(THE EXERCISE) In the entries below, identify every line with the string "React" and copy it.

(PROVIDED MATERIAL)

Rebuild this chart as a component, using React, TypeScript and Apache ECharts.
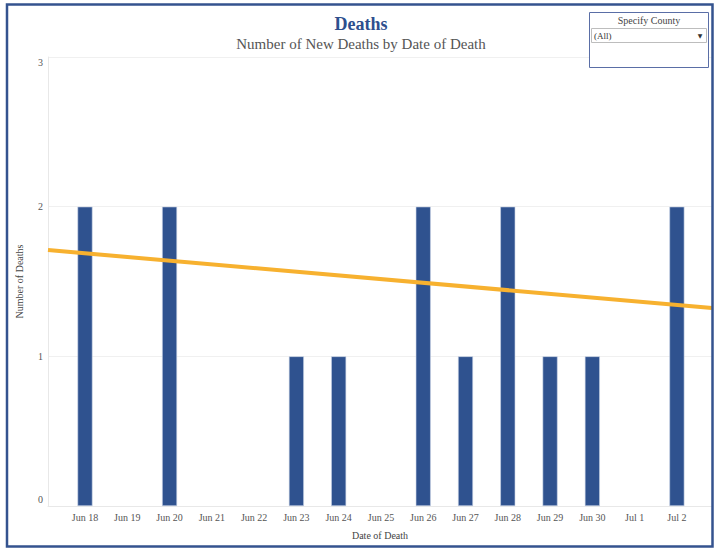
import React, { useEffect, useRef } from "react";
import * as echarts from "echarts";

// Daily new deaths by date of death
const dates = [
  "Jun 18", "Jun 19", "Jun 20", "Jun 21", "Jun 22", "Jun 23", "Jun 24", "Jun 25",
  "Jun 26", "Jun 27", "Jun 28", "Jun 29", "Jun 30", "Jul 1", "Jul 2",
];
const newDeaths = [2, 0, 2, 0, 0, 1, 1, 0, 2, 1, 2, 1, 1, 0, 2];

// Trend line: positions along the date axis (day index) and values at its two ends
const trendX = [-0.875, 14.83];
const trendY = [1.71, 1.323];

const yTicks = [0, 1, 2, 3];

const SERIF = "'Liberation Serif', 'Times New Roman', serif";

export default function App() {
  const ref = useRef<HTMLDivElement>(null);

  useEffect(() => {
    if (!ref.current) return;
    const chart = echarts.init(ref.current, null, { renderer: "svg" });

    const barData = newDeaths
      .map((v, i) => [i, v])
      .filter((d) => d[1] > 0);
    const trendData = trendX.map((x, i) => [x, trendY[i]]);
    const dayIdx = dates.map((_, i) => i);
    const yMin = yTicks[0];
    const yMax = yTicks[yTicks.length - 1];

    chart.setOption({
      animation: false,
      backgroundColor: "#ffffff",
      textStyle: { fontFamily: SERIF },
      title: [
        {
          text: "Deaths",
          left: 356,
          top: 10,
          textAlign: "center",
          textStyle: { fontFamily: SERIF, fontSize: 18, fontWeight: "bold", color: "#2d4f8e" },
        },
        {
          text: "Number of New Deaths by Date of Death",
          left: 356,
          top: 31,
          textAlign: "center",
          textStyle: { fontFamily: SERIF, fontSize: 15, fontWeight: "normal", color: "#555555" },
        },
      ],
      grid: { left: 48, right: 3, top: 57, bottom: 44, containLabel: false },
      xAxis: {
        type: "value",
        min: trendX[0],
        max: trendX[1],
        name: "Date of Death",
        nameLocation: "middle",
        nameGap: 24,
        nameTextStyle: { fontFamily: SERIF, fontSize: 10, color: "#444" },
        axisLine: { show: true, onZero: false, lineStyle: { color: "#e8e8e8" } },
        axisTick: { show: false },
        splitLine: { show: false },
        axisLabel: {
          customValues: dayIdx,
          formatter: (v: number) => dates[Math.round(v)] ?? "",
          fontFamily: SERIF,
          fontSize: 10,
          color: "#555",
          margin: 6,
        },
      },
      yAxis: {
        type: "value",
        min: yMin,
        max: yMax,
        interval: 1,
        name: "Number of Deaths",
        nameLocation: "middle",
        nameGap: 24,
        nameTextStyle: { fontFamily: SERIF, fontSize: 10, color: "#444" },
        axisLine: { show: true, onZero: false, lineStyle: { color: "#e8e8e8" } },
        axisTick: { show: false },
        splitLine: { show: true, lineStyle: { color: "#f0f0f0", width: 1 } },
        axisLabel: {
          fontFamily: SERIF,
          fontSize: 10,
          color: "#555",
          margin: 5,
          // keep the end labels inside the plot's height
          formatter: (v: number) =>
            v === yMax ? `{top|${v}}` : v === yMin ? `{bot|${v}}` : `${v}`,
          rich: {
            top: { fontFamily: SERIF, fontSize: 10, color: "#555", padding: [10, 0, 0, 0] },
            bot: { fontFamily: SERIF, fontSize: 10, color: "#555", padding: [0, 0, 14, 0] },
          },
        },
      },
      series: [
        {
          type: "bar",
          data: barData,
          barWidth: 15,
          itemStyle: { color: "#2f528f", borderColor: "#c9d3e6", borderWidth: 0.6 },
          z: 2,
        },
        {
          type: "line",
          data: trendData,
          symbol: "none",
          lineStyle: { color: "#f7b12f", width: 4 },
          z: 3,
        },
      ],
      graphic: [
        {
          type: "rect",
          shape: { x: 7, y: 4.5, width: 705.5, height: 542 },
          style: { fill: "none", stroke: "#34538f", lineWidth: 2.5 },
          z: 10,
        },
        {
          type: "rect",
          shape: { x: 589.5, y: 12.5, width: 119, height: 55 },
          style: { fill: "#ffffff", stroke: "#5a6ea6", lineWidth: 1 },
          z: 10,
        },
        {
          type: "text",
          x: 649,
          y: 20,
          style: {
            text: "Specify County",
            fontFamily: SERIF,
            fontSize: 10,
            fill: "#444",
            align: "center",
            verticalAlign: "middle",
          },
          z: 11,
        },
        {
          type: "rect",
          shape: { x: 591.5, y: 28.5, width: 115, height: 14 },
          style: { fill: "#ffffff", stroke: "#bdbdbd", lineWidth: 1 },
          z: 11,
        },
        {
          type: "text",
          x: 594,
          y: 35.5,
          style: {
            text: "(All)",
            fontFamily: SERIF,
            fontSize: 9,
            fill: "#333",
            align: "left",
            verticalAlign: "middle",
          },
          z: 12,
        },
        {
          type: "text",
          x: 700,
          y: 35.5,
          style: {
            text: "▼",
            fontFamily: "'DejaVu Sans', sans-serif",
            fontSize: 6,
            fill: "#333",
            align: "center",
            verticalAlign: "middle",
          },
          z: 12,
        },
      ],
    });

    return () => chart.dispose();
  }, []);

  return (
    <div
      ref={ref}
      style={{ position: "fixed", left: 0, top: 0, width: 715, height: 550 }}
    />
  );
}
---
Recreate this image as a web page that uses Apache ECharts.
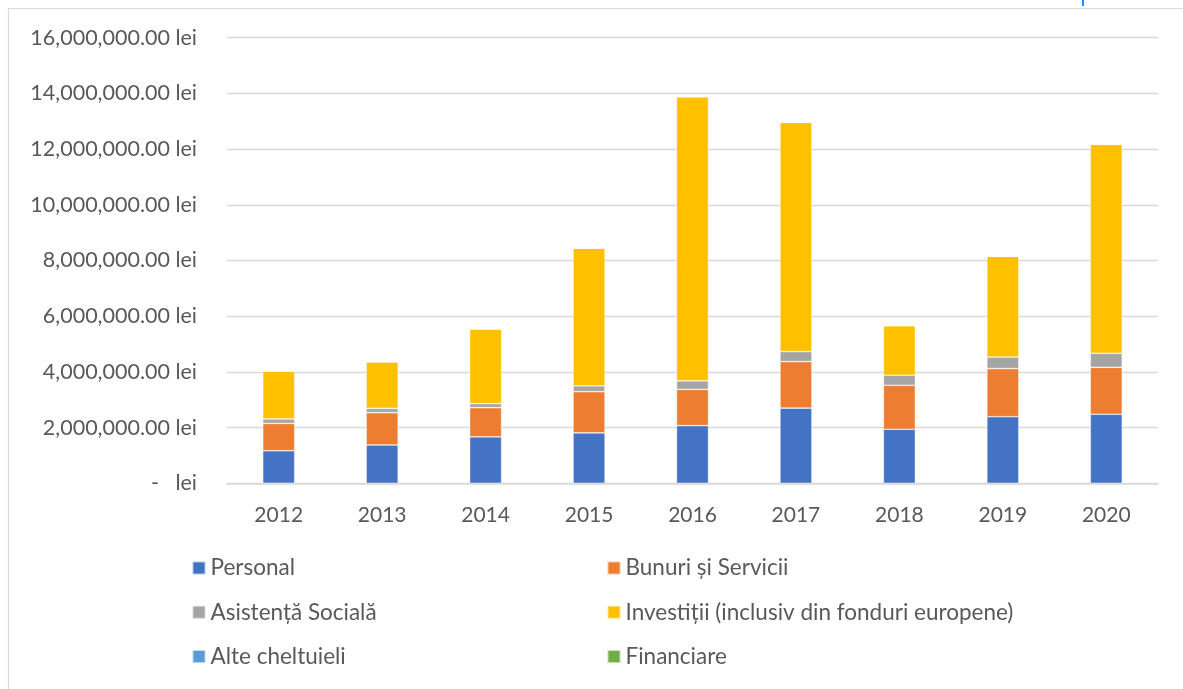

(EXERCISE SOLUTION)
Rebuild this chart as a component, using React, TypeScript and Apache ECharts.
import React, { useEffect, useRef } from "react";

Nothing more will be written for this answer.